With federal elections looming as soon as July, neither the ruling coalition nor the opposition has yet sought to engage on the issue of Chinese money. Failure to adapt risks forgoing much of a slice of the more than $1 trillion in outbound investment funding that China has targeted for the decade to 2024, at a time when Australia is searching for growth drivers to replace mining.

“Australia needs to start having the grown up conversation that it has so far evaded,” said Hugh White, a professor of strategic studies at the Australian National University in Canberra. “China, even at lower growth rates, is going to remain the most important source of economic opportunities for Australia.”
China currently accounts for about a third of Australia’s trade, earning the mineral-rich country the equivalent of five percent of its gross domestic product.

That puts it in prime position to benefit from President Xi Jinping’s pledge in November 2014 that, as well as importing over $10 trillion of goods globally in the coming five years, the nation planned outward investment of $1.25 trillion over the following decade.

It’s making a slow start Down Under.
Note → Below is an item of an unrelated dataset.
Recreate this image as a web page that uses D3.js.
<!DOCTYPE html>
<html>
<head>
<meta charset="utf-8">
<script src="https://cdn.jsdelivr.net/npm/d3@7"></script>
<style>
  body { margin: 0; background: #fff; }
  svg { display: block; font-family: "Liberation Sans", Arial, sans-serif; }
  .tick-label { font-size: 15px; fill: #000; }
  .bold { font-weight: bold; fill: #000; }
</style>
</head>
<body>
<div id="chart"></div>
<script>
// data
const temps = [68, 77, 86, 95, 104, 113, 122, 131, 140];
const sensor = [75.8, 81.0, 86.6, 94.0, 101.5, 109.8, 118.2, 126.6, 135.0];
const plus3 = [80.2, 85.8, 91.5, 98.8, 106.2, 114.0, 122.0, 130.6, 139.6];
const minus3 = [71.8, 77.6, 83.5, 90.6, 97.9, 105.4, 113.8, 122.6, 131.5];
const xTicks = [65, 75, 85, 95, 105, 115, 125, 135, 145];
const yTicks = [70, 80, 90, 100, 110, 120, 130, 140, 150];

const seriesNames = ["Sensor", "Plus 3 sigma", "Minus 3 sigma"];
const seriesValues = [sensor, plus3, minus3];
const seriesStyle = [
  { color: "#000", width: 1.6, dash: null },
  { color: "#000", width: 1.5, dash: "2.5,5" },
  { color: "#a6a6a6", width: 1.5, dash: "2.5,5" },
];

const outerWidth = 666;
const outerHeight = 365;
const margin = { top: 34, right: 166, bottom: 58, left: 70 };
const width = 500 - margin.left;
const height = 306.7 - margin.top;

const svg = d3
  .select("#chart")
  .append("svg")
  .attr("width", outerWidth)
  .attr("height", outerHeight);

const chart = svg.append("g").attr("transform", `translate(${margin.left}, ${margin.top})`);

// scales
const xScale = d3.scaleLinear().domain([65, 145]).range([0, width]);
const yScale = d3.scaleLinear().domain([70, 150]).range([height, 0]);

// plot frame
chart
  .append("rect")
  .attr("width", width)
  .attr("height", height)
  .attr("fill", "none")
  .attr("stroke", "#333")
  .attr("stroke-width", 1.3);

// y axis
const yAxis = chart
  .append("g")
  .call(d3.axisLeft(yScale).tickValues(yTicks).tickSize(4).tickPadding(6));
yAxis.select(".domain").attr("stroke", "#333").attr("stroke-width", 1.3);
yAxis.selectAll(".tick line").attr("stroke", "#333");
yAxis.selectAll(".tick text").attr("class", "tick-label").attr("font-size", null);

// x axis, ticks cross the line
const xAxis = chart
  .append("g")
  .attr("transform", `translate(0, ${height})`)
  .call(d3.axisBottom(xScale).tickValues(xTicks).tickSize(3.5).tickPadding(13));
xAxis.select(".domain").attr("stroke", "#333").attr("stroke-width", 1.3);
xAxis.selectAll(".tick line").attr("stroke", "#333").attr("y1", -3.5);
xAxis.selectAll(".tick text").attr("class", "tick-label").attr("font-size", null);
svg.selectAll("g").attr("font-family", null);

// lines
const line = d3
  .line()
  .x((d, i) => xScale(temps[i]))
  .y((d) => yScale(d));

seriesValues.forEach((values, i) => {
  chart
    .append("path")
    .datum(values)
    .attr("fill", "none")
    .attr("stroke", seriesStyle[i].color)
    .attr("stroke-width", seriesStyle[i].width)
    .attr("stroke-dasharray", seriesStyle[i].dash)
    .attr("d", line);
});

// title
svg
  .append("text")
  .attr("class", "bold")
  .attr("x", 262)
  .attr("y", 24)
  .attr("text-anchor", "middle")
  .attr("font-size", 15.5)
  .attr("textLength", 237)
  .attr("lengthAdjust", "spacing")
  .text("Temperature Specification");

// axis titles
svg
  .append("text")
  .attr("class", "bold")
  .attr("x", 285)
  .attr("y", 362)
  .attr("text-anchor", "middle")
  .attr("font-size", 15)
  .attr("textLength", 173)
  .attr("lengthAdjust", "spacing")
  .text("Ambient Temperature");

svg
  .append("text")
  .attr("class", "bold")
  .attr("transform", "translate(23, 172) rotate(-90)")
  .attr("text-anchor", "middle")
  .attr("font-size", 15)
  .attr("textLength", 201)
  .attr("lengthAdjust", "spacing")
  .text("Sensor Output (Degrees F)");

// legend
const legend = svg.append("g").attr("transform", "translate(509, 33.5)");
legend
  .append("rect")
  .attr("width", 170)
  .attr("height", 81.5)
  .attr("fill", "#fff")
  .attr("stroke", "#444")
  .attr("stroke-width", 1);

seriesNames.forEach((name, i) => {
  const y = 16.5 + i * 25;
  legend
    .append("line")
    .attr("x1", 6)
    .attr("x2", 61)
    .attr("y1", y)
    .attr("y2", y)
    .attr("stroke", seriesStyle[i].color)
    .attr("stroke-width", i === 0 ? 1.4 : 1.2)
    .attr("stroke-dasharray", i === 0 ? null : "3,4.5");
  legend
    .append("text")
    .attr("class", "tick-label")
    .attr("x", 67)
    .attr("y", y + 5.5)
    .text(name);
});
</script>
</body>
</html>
Excluding residential property, investment from China weakened in 2014 to $8.4 billion because of a shift away from resources, according to a KPMG report. Much of the focus from China now is in commercial property, infrastructure and services industries such as tourism and entertainment, where Australia could offer opportunities.

Stricter rules could be delaying such deals, with Australia vetting Chinese purchases far more closely than most others. The government last year tightened scrutiny for selling farmland to Chinese buyers, meaning that purchases of A$15 million and over must be screened for approval, along with the Japanese and Koreans. Americans don’t need permission for similar deals under A$1.1 billion.

China also has the highest proportion of referrals to Australia’s Foreign Investment Review Board of any nation. That’s partly due to surging demand for Australian real estate, which is further fueling resentment Down Under as prices soar.

“Every time there’s a new wave of investment, as there was in the 1980s with the Japanese, there’s the same sort of slogans, opposition and fears,” said Andrew Robb, former trade minister and architect of the Australian side of the China-Australia free trade accord that came into force last year. “We need foreign investment in this country and I’m confident that as it has in the past, this will settle down.”

Australia could use more offshore dollars after domestic businesses cut back their spending plans to the lowest level in nine years in the fourth quarter. That’s disappointing for central bank Governor Glenn Stevens, who had been counting on record low interest rates and a weaker currency to encourage companies outside resources industries to step up their spending.

China’s economy may have expanded 6.9 percent in the first quarter from a year earlier following “some positive signals” from economic data in January and February, China International Capital Corporation economists wrote in a recent research note.